The last two points deserve some emphasis. At the end of the deploy, every single instance in production was new – including the Chef server itself. Everything in production was replaced, across our multiple geographic regions.
Like many outfits, we do several deploys a week, sometimes several a day. Having no service disruption is always critical, but in most deploys is also usually fairly straightforward. This one was big.
The procedures we had in place for carrying it out were robust enough though that we didn’t even internally notify anyone from the business side of the company when the transition was happening. The only notification was getting sign-off from Jonathan (CEO) on Friday morning that the cut-over would probably take place soon. In fact, we didn’t notify anyone *after* the transition took place either, unless you count this tweet:
I suppose we cheated a little by doing it late on a Saturday night though.
We have a few kinds of data that we had to consider. Realtime streaming, analytics results, and configuration data.
Realtime Streaming and Archiving
For archiving of realtime stats, the challenge was going to be the window of time that old systems were still receiving requests while new servers were starting to take their place. In addition to to zero customer impact we demanded zero data loss.
This was solved mostly by preparation. By having the archiving include the names of the source donig the archiving, the old and new servers could both archive data to teh same place without overwriting each other.
We currently have a number of MongoDB servers that hold the results of our analytics processes, and store the massive amounts of data backing the UI and the calculation of our realtime matching index.
Transitioning this mostly fell on MongoDB master-slave capabilities. We brought up the new instances as slave instances pointing to the old instances as their master. When it was time to go live on the new servers, a re-sync with chef reverted them to acting as masters.
There was a little bump here where an old collection ran into a problem in the replication and was replicating to be much larger in the new instance than in the large instance. Luckily it was an older collection that was no longer needed, and dropping it altogether on the old instance got us past that.
Transitioning the config data was made easy by the fact that it uses a database technology that we created here at Yieldbot called HeroDB. (which we’ll much more to say about it in the future).

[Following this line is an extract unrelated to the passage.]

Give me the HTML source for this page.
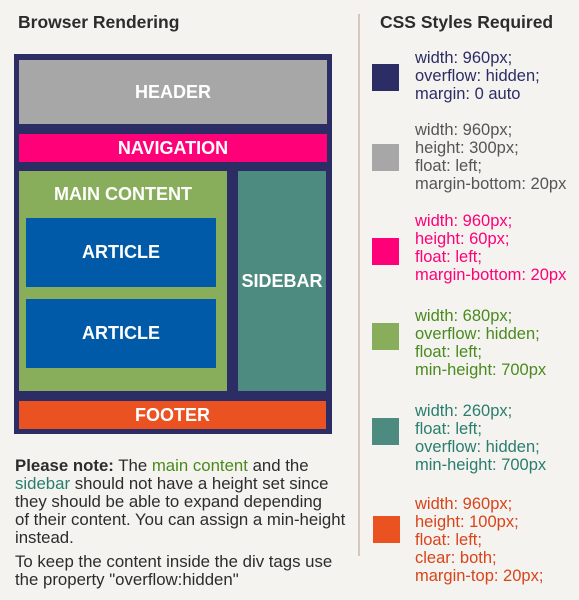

The beneficial properties of this database in this case is that it is portable, and can be easily reconciled against a secondary active version. So we copied these databases over and had peace of mind that we’d reconcile later as necessary with ease.
We tested the transition in a couple different ways.
As we talked about in an earlier blog post, we use individual AWS accounts for developers with Chef config analogous to the production environment. In this case we were able to bring up clusters in test environments along the way before even trying to bring up the replacement clusters in production.
We also have test mechanisms in place already to test proper functioning of data collection, ad serving, real time event processing, and data archiving. These test mechanisms can be used in individual developer environments, test environments, and production. These proved invaluable in validating proper functioning of the new production clusters as we made the transition.
The Big Switch – DNS
DNS was the big switch to flip and the servers go from “ready” to “live”. To be conservative we placed one of our new edge servers (which would serve a fraction of the real production traffic in a single geographic region) into the DNS pool and verified everything worked as expected.
Once verified, we put the rest of the new edge servers across all geographic regions into the DNS pools and removed all of the old edge servers from the DNS pools.
The switch had been flipped.
There Were Bumps (but no bruises)
There were bumps along the way. Just none that got in our way. Testing as we went, we were confident that functionality was working properly and could quickly debug anything unexpected. As any fine craftsman knows, you cut to spec as precisely as possible, and there’s always finish work to get the fit perfect.
The star of the show, other than the team at Yieldbot that planned, coded, and executed the transition, was Chef.
We continue to be extremely pleased with the capabilities of Chef and the way that we are making use of it. No doubt there are places where it is tricky to get what we want. And of course there’s a learning curve in understand how the roles, cookbooks, and recipes all work together, but when it all snaps into place, it’s like devops magic.